Personal information
- Full name: Juan Domingo Antonio Rocchia
- Date of birth: June 13, 1951
- Place of birth: Rafaela, Santa Fe, Argentina
- Position(s): Central defender

Senior career*
- Years: Team / Apps / (Gls)
- 1970–1972: Racing Club / 52 / (23)
- 1973–1983: Ferro Carril Oeste / 377 / (78)

International career
- 1975: Argentina / ? / (?)

= Juan Domingo Rocchia =

Argentine footballer and manager

Juan Domingo Antonio Rocchia is a retired professional footballer. He played for Racing Club and Ferro Carril Oeste in the Argentine Primera.

He played in central defence and he formed a famous partnership with Héctor Cúper in his time at Ferro Carril Oeste. He played 377 games for Ferro, putting him 6th on their all time appearances list.

His nickname was Burro (Donkey), he was a famously combative player and a great header of the ball. He was also very good at taking free kicks and he scored 78 goals in his career (very impressive for a defender). He is Ferro Carril Oeste's 4th highest goalscorer of all time.

Roccia played for the Argentina national football team in 1975 under the managership of César Luis Menotti.

In 1982, he was an integral part of the Ferro Carril Oeste team that became only the second team after San Lorenzo to win the Primera without losing a single game.

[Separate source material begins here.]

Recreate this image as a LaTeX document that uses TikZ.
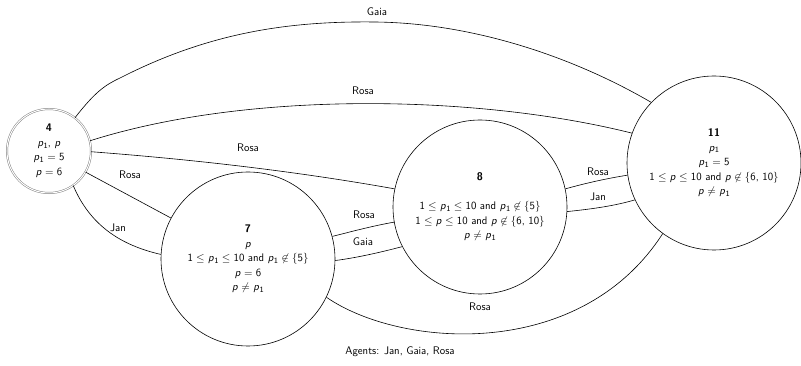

In 1981, he helped goalkeeper Carlos Barisio set an Argentine record of 1,075 minutes without conceding a goal.

==Titles==

| Season | Club | Title |
|---|---|---|
| 1978 | Ferro Carril Oeste | Primera B Nacional |
| Nacional 1982 | Ferro Carril Oeste | Primera División Argentina |

==Coaching career==
Rocchia was joint manager of Ferro between 1999 and 2000 with Jorge Brandoni.